Talvez, a verdadeira diferença que Edigar aponta estaria entre argumentos "absolutos", que não suportam outras perspectivas, e argumentos que se abrem para as chamadas "abordagens múltiplas", ou, simplesmente, para outras perspectivas. Pois bem, eu novamente pediria para apontarem no meu texto as evidências que mostram o meu fechamento a outras perspectivas. Não creio que o encontrem, a não ser que confundam um posicionamento claro e resoluto sobre o filme (que eu realmente tenho) com um posicionamento soberbo e indisposto para com os que pensam diferente, o que não é o caso.
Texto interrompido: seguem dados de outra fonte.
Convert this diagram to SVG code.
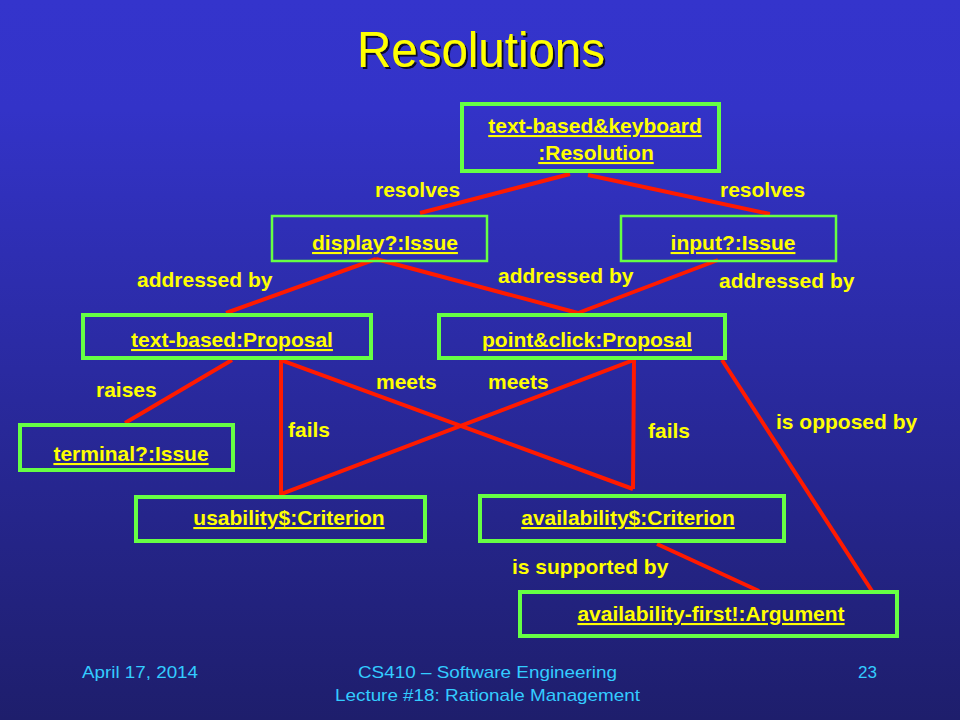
<svg xmlns="http://www.w3.org/2000/svg" width="960" height="720" viewBox="0 0 960 720">
<defs>
<linearGradient id="bg" x1="0" y1="0" x2="0" y2="1">
<stop offset="0" stop-color="#3434CC"/>
<stop offset="0.15" stop-color="#3333C8"/>
<stop offset="1" stop-color="#1E1E6C"/>
</linearGradient>
<filter id="sh" x="-10%" y="-10%" width="130%" height="130%">
<feDropShadow dx="2" dy="2" stdDeviation="0.6" flood-color="#000000" flood-opacity="0.8"/>
</filter>
</defs>
<style>
.box{fill:none;stroke:#66FF44;stroke-width:4}
.thin{stroke-width:2.5}
.nt{font-family:"Liberation Sans",Arial,sans-serif;font-weight:bold;font-size:21px;fill:#FFFF00;text-anchor:middle;text-decoration:underline}
.lb{font-family:"Liberation Sans",Arial,sans-serif;font-weight:bold;font-size:21px;fill:#FFFF00}
.ln{stroke:#FF1A00;stroke-width:4;fill:none;stroke-linecap:butt}
.ft{font-family:"Liberation Sans",Arial,sans-serif;font-size:17px;fill:#33CCFF}
</style>
<rect width="960" height="720" fill="url(#bg)"/>
<text x="481" y="67" text-anchor="middle" font-family="'Liberation Sans',Arial,sans-serif" font-size="50" fill="#FFFF00" filter="url(#sh)" textLength="248" lengthAdjust="spacingAndGlyphs">Resolutions</text>

<g id="connectors">
<line class="ln" x1="570" y1="174" x2="420" y2="213"/>
<line class="ln" x1="588" y1="175" x2="770" y2="214"/>
<line class="ln" x1="376" y1="259" x2="226" y2="313"/>
<line class="ln" x1="376" y1="259" x2="578" y2="313"/>
<line class="ln" x1="578" y1="313" x2="718" y2="260"/>
<line class="ln" x1="232" y1="360" x2="125" y2="423"/>
<polyline class="ln" points="633,489 281,360 281,494 634,360 633,489"/>
<line class="ln" x1="722" y1="360" x2="872" y2="591"/>
<line class="ln" x1="657" y1="544" x2="759" y2="591"/>
</g>

<g id="labels">
<text class="lb" x="375" y="197">resolves</text>
<text class="lb" x="720" y="197">resolves</text>
<text class="lb" x="137" y="287">addressed by</text>
<text class="lb" x="498" y="283">addressed by</text>
<text class="lb" x="719" y="288">addressed by</text>
<text class="lb" x="96" y="397">raises</text>
<text class="lb" x="376" y="389">meets</text>
<text class="lb" x="488" y="389">meets</text>
<text class="lb" x="288" y="437">fails</text>
<text class="lb" x="648" y="438">fails</text>
<text class="lb" x="776" y="429">is opposed by</text>
<text class="lb" x="512" y="574">is supported by</text>
</g>

<g id="n-resolution">
<rect class="box" x="462" y="104" width="257" height="67"/>
<text class="nt" x="595" y="133">text-based&amp;keyboard</text>
<text class="nt" x="596" y="160">:Resolution</text>
</g>
<g id="n-display">
<rect class="box thin" x="272" y="216" width="215" height="45"/>
<text class="nt" x="385" y="250">display?:Issue</text>
</g>
<g id="n-input">
<rect class="box thin" x="621" y="216" width="215" height="45"/>
<text class="nt" x="733" y="250">input?:Issue</text>
</g>
<g id="n-textbased">
<rect class="box" x="83" y="315" width="288" height="43"/>
<text class="nt" x="232" y="347">text-based:Proposal</text>
</g>
<g id="n-pointclick">
<rect class="box" x="439" y="315" width="286" height="43"/>
<text class="nt" x="587" y="347">point&amp;click:Proposal</text>
</g>
<g id="n-terminal">
<rect class="box" x="20" y="425" width="213" height="45"/>
<text class="nt" x="131" y="461">terminal?:Issue</text>
</g>
<g id="n-usability">
<rect class="box" x="136" y="497" width="289" height="44"/>
<text class="nt" x="289" y="525">usability$:Criterion</text>
</g>
<g id="n-availability">
<rect class="box" x="480" y="496" width="304" height="45"/>
<text class="nt" x="628" y="525">availability$:Criterion</text>
</g>
<g id="n-argument">
<rect class="box" x="520" y="592" width="377" height="44"/>
<text class="nt" x="711" y="621">availability-first!:Argument</text>
</g>

<g id="footer">
<text class="ft" x="82" y="678" textLength="116" lengthAdjust="spacingAndGlyphs">April 17, 2014</text>
<text class="ft" x="358" y="678" textLength="259" lengthAdjust="spacingAndGlyphs">CS410 – Software Engineering</text>
<text class="ft" x="335" y="701" textLength="305" lengthAdjust="spacingAndGlyphs">Lecture #18: Rationale Management</text>
<text class="ft" x="858" y="678" textLength="19" lengthAdjust="spacingAndGlyphs">23</text>
</g>
</svg>
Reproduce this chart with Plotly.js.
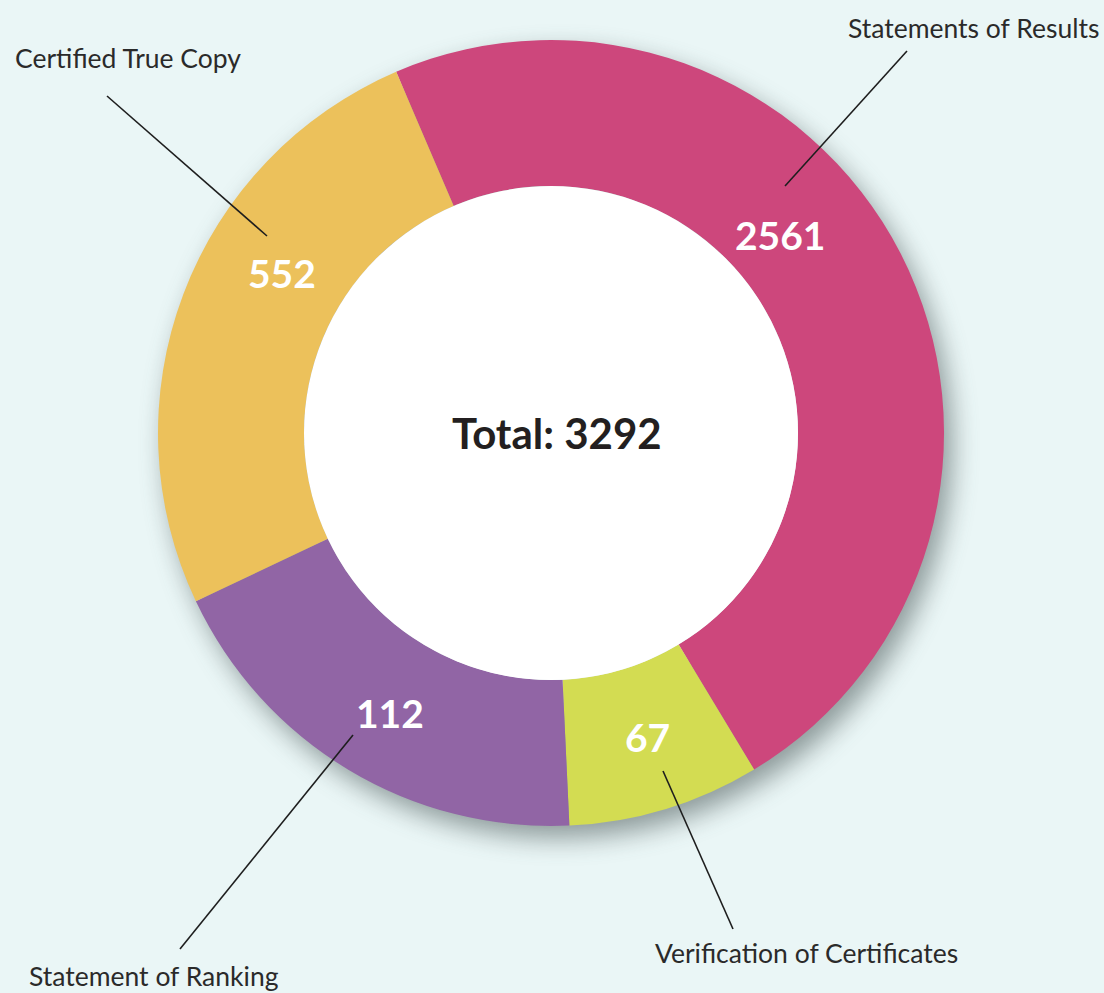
<!DOCTYPE html>
<html>
<head>
<meta charset="utf-8">
<script src="https://cdn.plot.ly/plotly-3.0.1.min.js"></script>
<style>
  html, body { margin: 0; padding: 0; background: #EAF6F6; }
  #chart { width: 1104px; height: 993px; }
  .pielayer .trace { filter: drop-shadow(8px 12px 13px rgba(40,55,55,0.48)); }
</style>
</head>
<body>
<div id="chart"></div>
<script>
// Data
const categories = ["Statements of Results", "Verification of Certificates", "Statement of Ranking", "Certified True Copy"];
const counts = [2561, 67, 112, 552];
// Slice shares as drawn in the infographic (not proportional to counts)
const shares = [47.8, 7.9, 18.7, 25.6];
const colors = ["#CD477C", "#D3DC52", "#9165A5", "#ECC15B"];
const totalLabel = "Total: 3292";

const W = 1104, H = 993;
const px = x => x / W;
const py = y => 1 - y / H;

const cx = 551, cy = 433, R = 393, r = 247;

// label layout (pixel positions)
const numberPos = [[780, 235], [647, 737], [390, 713], [282, 273]];
const namePos = [[973, 28], [806, 953], [154, 976], [128, 58]];
const leaders = [
  [[907, 51], [785, 186]],
  [[733, 929], [663, 771]],
  [[180, 949], [353, 735]],
  [[107, 96], [267, 236]]
];

const trace = {
  type: "pie",
  values: shares,
  labels: categories,
  marker: { colors: colors, line: { width: 0 } },
  hole: r / R,
  sort: false,
  direction: "clockwise",
  rotation: -23.2,
  textinfo: "none",
  hoverinfo: "skip",
  domain: { x: [px(cx - R), px(cx + R)], y: [py(cy + R), py(cy - R)] },
  showlegend: false
};

const annotations = [];
const shapes = [];

shapes.push({
  type: "circle", xref: "paper", yref: "paper",
  x0: px(cx - r), x1: px(cx + r), y0: py(cy + r), y1: py(cy - r),
  fillcolor: "#FFFFFF", line: { width: 0 }, layer: "above"
});

categories.forEach((c, i) => {
  annotations.push({
    xref: "paper", yref: "paper", x: px(numberPos[i][0]), y: py(numberPos[i][1]),
    text: "<b>" + counts[i] + "</b>", showarrow: false,
    font: { family: "Lato, 'Open Sans', sans-serif", size: 39, color: "#FFFFFF" },
    xanchor: "center", yanchor: "middle"
  });
  annotations.push({
    xref: "paper", yref: "paper", x: px(namePos[i][0]), y: py(namePos[i][1]),
    text: c, showarrow: false,
    font: { family: "Lato, 'Open Sans', sans-serif", size: 26.5, color: "#2A2A2A" },
    xanchor: "center", yanchor: "middle"
  });
  shapes.push({
    type: "line", xref: "paper", yref: "paper",
    x0: px(leaders[i][0][0]), y0: py(leaders[i][0][1]),
    x1: px(leaders[i][1][0]), y1: py(leaders[i][1][1]),
    line: { color: "#1E1E1E", width: 1.6 }, layer: "above"
  });
});

annotations.push({
  xref: "paper", yref: "paper", x: px(557), y: py(433),
  text: "<b>" + totalLabel + "</b>", showarrow: false,
  font: { family: "Lato, 'Open Sans', sans-serif", size: 42, color: "#231F20" },
  xanchor: "center", yanchor: "middle"
});

const layout = {
  width: W, height: H,
  margin: { l: 0, r: 0, t: 0, b: 0 },
  paper_bgcolor: "#EAF6F6",
  plot_bgcolor: "#EAF6F6",
  showlegend: false,
  annotations: annotations,
  shapes: shapes
};

Plotly.newPlot("chart", [trace], layout, { displayModeBar: false, staticPlot: true });
</script>
</body>
</html>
Se não debatermos o que diz o texto, não sairemos do lugar. E se debatermos o texto, será para confrontar perspectivas que são, necessariamente, diferentes. O que ressalto é que a diferença não é maniqueísmo, mesmo quando ela é incisiva e não se limita a um comedimento excessivo, como é praxe hoje em dia. Estou realmente curioso: onde está o maniqueísmo no meu texto?
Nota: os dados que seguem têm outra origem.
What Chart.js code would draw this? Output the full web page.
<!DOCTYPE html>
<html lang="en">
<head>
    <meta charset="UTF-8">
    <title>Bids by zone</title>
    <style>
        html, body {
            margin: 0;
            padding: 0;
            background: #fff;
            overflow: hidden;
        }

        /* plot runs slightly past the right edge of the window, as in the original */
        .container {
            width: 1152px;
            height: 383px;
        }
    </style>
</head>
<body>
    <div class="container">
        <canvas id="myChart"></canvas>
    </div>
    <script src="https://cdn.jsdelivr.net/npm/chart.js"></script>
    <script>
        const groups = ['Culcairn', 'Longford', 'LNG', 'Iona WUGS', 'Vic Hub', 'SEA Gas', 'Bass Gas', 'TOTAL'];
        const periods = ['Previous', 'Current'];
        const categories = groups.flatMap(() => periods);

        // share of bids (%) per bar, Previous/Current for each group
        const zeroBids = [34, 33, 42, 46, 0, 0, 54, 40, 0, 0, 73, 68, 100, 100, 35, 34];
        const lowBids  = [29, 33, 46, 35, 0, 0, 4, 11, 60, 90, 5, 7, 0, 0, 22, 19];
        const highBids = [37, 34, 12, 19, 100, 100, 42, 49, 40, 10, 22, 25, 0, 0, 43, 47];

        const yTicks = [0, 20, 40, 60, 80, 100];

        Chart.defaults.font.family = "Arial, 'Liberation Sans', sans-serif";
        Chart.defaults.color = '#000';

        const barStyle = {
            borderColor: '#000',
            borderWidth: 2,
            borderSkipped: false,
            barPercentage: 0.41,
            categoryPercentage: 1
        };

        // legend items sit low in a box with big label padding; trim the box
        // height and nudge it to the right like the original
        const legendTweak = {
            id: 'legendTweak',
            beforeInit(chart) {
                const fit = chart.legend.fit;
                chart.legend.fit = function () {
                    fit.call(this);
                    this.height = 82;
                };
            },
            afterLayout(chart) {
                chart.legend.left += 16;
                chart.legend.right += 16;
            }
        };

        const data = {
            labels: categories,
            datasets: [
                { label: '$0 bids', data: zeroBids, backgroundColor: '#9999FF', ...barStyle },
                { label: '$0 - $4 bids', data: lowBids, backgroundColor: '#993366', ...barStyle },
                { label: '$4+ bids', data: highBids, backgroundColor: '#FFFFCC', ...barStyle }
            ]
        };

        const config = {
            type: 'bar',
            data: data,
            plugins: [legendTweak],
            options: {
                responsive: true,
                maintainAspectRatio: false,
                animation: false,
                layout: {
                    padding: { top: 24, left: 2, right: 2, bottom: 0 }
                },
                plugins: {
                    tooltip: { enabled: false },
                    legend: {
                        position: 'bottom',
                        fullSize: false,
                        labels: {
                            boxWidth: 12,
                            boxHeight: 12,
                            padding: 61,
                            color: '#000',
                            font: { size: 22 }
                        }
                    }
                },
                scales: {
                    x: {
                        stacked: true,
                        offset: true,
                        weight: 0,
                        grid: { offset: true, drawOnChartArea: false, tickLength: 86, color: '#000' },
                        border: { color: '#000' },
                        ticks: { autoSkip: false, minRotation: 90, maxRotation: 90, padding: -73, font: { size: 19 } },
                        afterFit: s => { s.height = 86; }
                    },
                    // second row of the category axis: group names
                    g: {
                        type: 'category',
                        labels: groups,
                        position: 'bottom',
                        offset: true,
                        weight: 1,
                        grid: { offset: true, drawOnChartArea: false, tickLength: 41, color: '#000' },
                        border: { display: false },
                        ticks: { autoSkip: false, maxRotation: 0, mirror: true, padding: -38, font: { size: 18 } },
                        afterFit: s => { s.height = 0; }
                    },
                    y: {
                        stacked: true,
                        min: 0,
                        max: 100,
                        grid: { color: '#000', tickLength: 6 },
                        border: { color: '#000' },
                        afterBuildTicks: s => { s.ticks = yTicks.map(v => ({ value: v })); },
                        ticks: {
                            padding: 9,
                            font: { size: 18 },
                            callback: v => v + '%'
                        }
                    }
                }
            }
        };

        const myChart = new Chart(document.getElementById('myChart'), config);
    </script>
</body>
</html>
O filme é ruim, direitista e fascista.
Mas estão falando dele.
No momento, falar bem ou mal do Tropa de Elite dá cartaz.
Não gostei do formato (forma) do filme mas o roteiro (conteúdo) é atual, sério e importante pelo menos para um começo de reflexão e debate.
Gostei do texto do Rodrigo e principalmente do compartilhamento do artigo de Reinaldo Azevedo.
Parabéns! Valeu!
Olá caros amigos,
Não penso que o artigo do Rodrigo Cássio seja "maniqueísta". Ele observa o movimento de um filme vigoroso dentro da circularidade da indústria cultural, anota seus problemas e faz sua crítica. Não há também nenhum "conceito universal" em detrimento de qualquer outro conceito.
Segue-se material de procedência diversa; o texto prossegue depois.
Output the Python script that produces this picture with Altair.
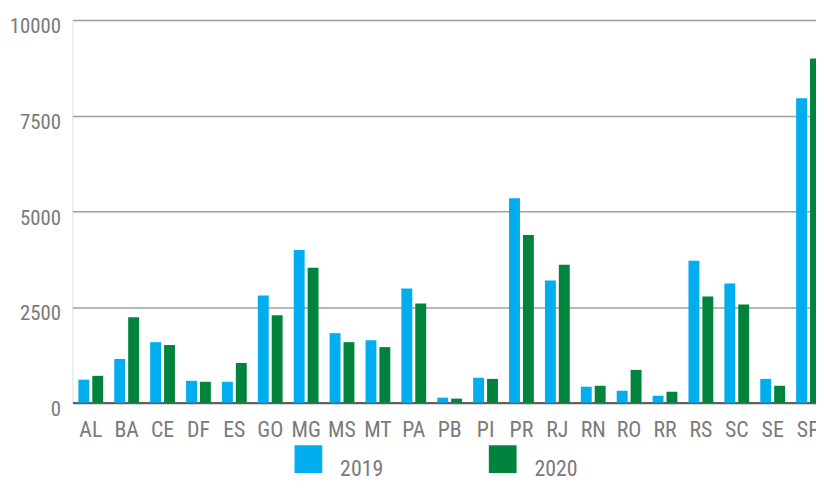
import altair as alt
import pandas as pd

states = ["AL", "BA", "CE", "DF", "ES", "GO", "MG", "MS", "MT", "PA", "PB",
          "PI", "PR", "RJ", "RN", "RO", "RR", "RS", "SC", "SE", "SP"]
v2019 = [600, 1140, 1580, 570, 545, 2800, 3990, 1815, 1630, 2980, 130,
         650, 5340, 3190, 415, 310, 180, 3705, 3110, 620, 7955]
v2020 = [700, 2230, 1505, 545, 1035, 2280, 3525, 1580, 1450, 2590, 105,
         620, 4380, 3600, 440, 855, 285, 2770, 2565, 440, 8990]
years = ["2019", "2020"]
colors = ["#00AEEF", "#00843D"]
yticks = [0, 2500, 5000, 7500, 10000]

rows = []
for s, a, b in zip(states, v2019, v2020):
    rows.append({"state": s, "year": years[0], "value": a})
    rows.append({"state": s, "year": years[1], "value": b})
df = pd.DataFrame(rows)

FONT = "Roboto Condensed, Liberation Sans Narrow, Roboto, sans-serif"
GRAY = "#7a7a7a"

chart = alt.Chart(df).mark_bar().encode(
    x=alt.X("state:N", sort=states,
            scale=alt.Scale(range=[0, 761], paddingInner=0.309, paddingOuter=0.166),
            axis=alt.Axis(title=None, labelAngle=0, ticks=False, tickSize=0,
                          domainColor="#606060", domainWidth=2.5,
                          labelFont=FONT, labelFontSize=22, labelColor=GRAY,
                          labelBaseline="alphabetic", labelPadding=34)),
    xOffset=alt.XOffset("year:N", sort=years,
                        scale=alt.Scale(paddingInner=0.214, paddingOuter=0)),
    y=alt.Y("value:Q", scale=alt.Scale(domain=[0, 10000], nice=False),
            axis=alt.Axis(title=None, values=yticks, format="d", domain=False,
                          ticks=False, tickSize=0,
                          gridColor="#a0a0a0", gridWidth=1.5,
                          labelFont=FONT, labelFontSize=21, labelColor=GRAY,
                          labelPadding=12, labelBaseline="alphabetic", labelOffset=13)),
    color=alt.Color("year:N",
                    scale=alt.Scale(domain=years, range=colors),
                    legend=alt.Legend(title=None, orient="none", legendX=224, legendY=429,
                                      direction="horizontal", symbolType="square",
                                      symbolSize=784, symbolStrokeWidth=0, symbolOpacity=1,
                                      labelFont=FONT, labelFontSize=22, labelColor=GRAY,
                                      labelBaseline="top", labelOffset=18,
                                      columnPadding=106, padding=0)),
).properties(
    width=750, height=386,
    autosize=alt.AutoSizeParams(type="none"),
    padding={"left": 65, "top": 10, "right": 0, "bottom": 76},
).configure_view(stroke=None).configure(background="white")

chart.save("out.html", embed_options={"renderer": "svg", "actions": False})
Há no artigo um sentido forte de crítica e interpretação. Qual o problema em adotar um tom crítico?
Ao rastrear as questões que envolvem o filme e seus desdobramentos, Cássio enfatiza e problematiza o cinema brasileiro contemporâneo, em sua diversidade e tendência forte para o "espetáculo da violência".
Quanto a comparação com o debate que fizemos sobre o IBAMA, em março (o post pode ser lido no arquivo de março - lado direito do blog), não há motivo para comparação. Observo que a senhora Lúcia excede na comparação e ela é totalmente desnecessária.
O blog, como sempre, está aberto ao debate e a publicação de textos dos amigos e blogueiros.
Gosto da posição firme e esclarecida do prof. Edigar. Mas em relação ao texto do Cássio, vale a pena uma nova leitura para continuarmos o diálogo. Bom debate para todos nós!!